The Practice and Power of Meditation


Both yesterday morning at TDF and tonight in Birmingham, I spoke from Joshua 1:8 on the practice and power of meditation.   I contrasted two interesting experiences I had in college.  As a freshman at King College, I listened to the Maharishi Mahesh Yogi’s presentation about Transcendental Meditation in which one uses a “mantra” to empty one’s mind.  As a sophomore at Columbia International University, I was taught by the Navigators how to fill my mind with Scripture and to unlock its meaning by meditating day and night.

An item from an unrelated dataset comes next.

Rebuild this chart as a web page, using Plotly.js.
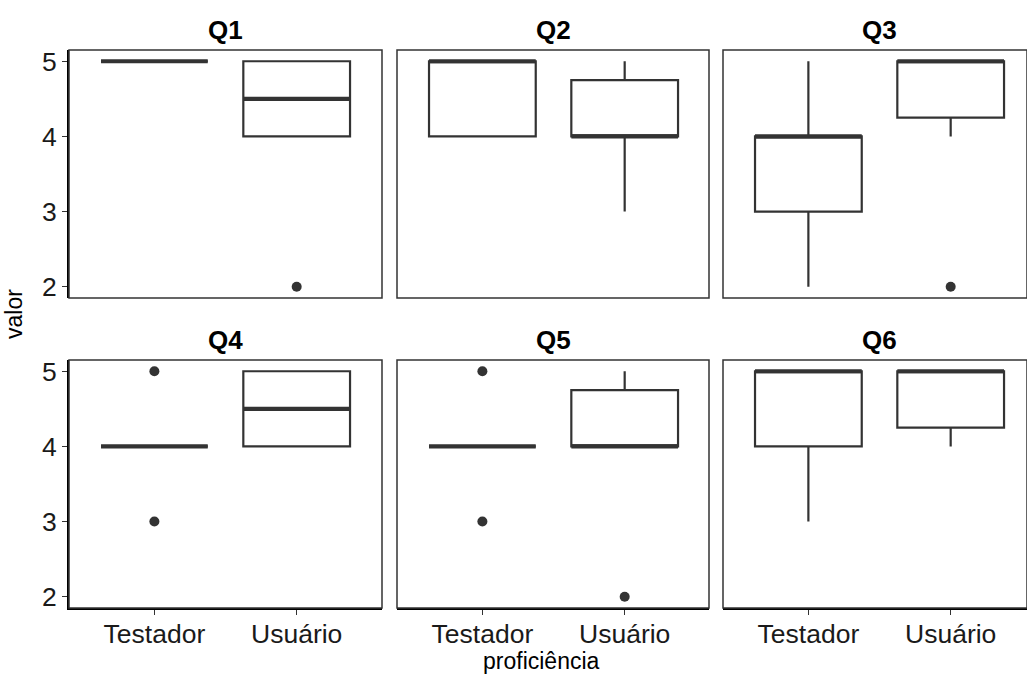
<!DOCTYPE html>
<html>
<head>
<meta charset="utf-8">
<script src="https://cdn.plot.ly/plotly-3.0.1.min.js"></script>
<style>html,body{margin:0;padding:0;background:#fff;}#chart{width:1027px;height:677px;}</style>
</head>
<body>
<div id="chart"></div>
<script>
// ---- data ----
const panels = ['Q1', 'Q2', 'Q3', 'Q4', 'Q5', 'Q6'];
const groups = ['Testador', 'Usuário'];
// per panel: [Testador, Usuário]
const q1Vals     = [[5, 4],   [4, 4],    [3, 4.25], [4, 4],   [4, 4],    [4, 4.25]];
const medianVals = [[5, 4.5], [5, 4],    [4, 5],    [4, 4.5], [4, 4],    [5, 5]];
const q3Vals     = [[5, 5],   [5, 4.75], [4, 5],    [4, 5],   [4, 4.75], [5, 5]];
const lowerVals  = [[5, 4],   [4, 3],    [2, 4],    [4, 4],   [4, 4],    [3, 4]];
const upperVals  = [[5, 5],   [5, 5],    [5, 5],    [4, 5],   [4, 5],    [5, 5]];
const outlierX   = [['Usuário'], [], ['Usuário'], ['Testador', 'Testador'], ['Testador', 'Testador', 'Usuário'], []];
const outlierY   = [[2], [], [2], [5, 3], [5, 3, 2], []];
const yTicks = [2, 3, 4, 5];
const xTitle = 'proficiência';
const yTitle = 'valor';

// ---- layout geometry (pixels) ----
const W = 1027, H = 677;
const colPx = [[69, 382], [397, 709], [723, 1027]];
const rowPx = [[50, 298], [360, 608]];
const unitPx = 142.3; // pixels per category unit

const ink = '#333333';
const font = 'Liberation Sans, Arial, Helvetica, sans-serif';

const traces = [];
const layout = {
  width: W, height: H,
  margin: {l: 0, r: 0, t: 0, b: 0},
  paper_bgcolor: '#ffffff', plot_bgcolor: '#ffffff',
  showlegend: false,
  boxmode: 'overlay',
  font: {family: font, color: '#000'},
  shapes: [], annotations: []
};

panels.forEach((p, i) => {
  const r = Math.floor(i / 3), c = i % 3;
  const n = i + 1;
  const xa = 'x' + (n === 1 ? '' : n), ya = 'y' + (n === 1 ? '' : n);
  const xKey = 'xaxis' + (n === 1 ? '' : n), yKey = 'yaxis' + (n === 1 ? '' : n);
  const [x0, x1] = colPx[c];
  const [yt, yb] = rowPx[r];
  const widthUnits = (x1 - x0) / unitPx;
  const bottom = r === 1, left = c === 0;

  layout[xKey] = {
    domain: [x0 / W, x1 / W], anchor: ya,
    type: 'category', categoryorder: 'array', categoryarray: groups,
    range: [-0.6, -0.6 + widthUnits],
    showgrid: false, zeroline: false,
    showline: bottom, linecolor: '#000', linewidth: 2,
    ticks: bottom ? 'outside' : '', ticklen: 5, tickwidth: 1.3, tickcolor: ink,
    showticklabels: bottom, ticklabelstandoff: -4,
    tickfont: {family: font, size: 26.5, color: '#1a1a1a'},
    fixedrange: true
  };
  layout[yKey] = {
    domain: [(H - yb) / H, (H - yt) / H], anchor: xa,
    range: [1.85, 5.15], tickvals: yTicks, ticktext: yTicks.map(String),
    showgrid: false, zeroline: false,
    showline: left, linecolor: '#000', linewidth: 2,
    ticks: left ? 'outside' : '', ticklen: 5, tickwidth: 1.3, tickcolor: ink,
    showticklabels: left,
    tickfont: {family: font, size: 26.5, color: '#1a1a1a'},
    fixedrange: true
  };

  // panel border
  layout.shapes.push({
    type: 'rect', xref: xa + ' domain', yref: ya + ' domain',
    x0: 0, x1: 1, y0: 0, y1: 1,
    line: {color: ink, width: 1.5}, fillcolor: 'rgba(0,0,0,0)', layer: 'above'
  });

  // strip title
  layout.annotations.push({
    text: '<b>' + p + '</b>', showarrow: false,
    xref: 'paper', yref: 'paper',
    x: ((x0 + (c === 2 ? x0 + 313 : x1)) / 2) / W, y: (H - (yt - 20)) / H,
    xanchor: 'center', yanchor: 'middle',
    font: {family: font, size: 26, color: '#000'}
  });

  // boxes
  traces.push({
    type: 'box', xaxis: xa, yaxis: ya,
    x: groups,
    q1: q1Vals[i], median: medianVals[i], q3: q3Vals[i],
    lowerfence: lowerVals[i], upperfence: upperVals[i],
    boxpoints: false, width: 0.75, whiskerwidth: 0,
    fillcolor: '#ffffff', line: {color: ink, width: 2.2},
    hoverinfo: 'skip'
  });
  // thick median bars
  traces.push({
    type: 'box', xaxis: xa, yaxis: ya,
    x: groups,
    q1: medianVals[i], median: medianVals[i], q3: medianVals[i],
    lowerfence: medianVals[i], upperfence: medianVals[i],
    boxpoints: false, width: 0.75, whiskerwidth: 0,
    fillcolor: 'rgba(0,0,0,0)', line: {color: ink, width: 4.2},
    hoverinfo: 'skip'
  });
  // outliers
  if (outlierY[i].length) {
    traces.push({
      type: 'scatter', mode: 'markers', xaxis: xa, yaxis: ya,
      x: outlierX[i], y: outlierY[i],
      marker: {color: ink, size: 10, line: {width: 0}},
      hoverinfo: 'skip', cliponaxis: false
    });
  }
});

// axis titles
layout.annotations.push({
  text: xTitle, showarrow: false, xref: 'paper', yref: 'paper',
  x: 541 / W, y: (H - 661) / H, xanchor: 'center', yanchor: 'middle',
  font: {family: font, size: 23, color: '#000'}
});
layout.annotations.push({
  text: yTitle, showarrow: false, xref: 'paper', yref: 'paper',
  x: 14 / W, y: (H - 314) / H, xanchor: 'center', yanchor: 'middle', textangle: -90,
  font: {family: font, size: 23, color: '#000'}
});

Plotly.newPlot('chart', traces, layout, {staticPlot: true, displayModeBar: false});
</script>
</body>
</html>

I still have a little Navagator booklet I purchased in 1971, that said:  “Meditation is the skeleton key that unlocks the greatest storeroom in the house of God’s provision for the Christian…. (It is) holding the Word of God in your heart until it has affected every phase of your life….  Beware of getting alone with your own thoughts.  Get alone with God’s thoughts.  There is danger in rummaging through…thoughts that can be labeled daydreaming or worse.  Don’t meditate upon yourself but dwell upon God…. Make this a built-in habit of daily living…”

I’ve never been a fan of the Maharishi, but I’m a huge fan of the practice and power of biblical meditation.  Find a verse, read it, study it, memorize it, visualize it, personalize it, and meditate on it.  Think it through as you drive to work.  Ponder it as you walk along the greenways.  Mull it over as you go to sleep, and you’ll wake up brighter in the morning.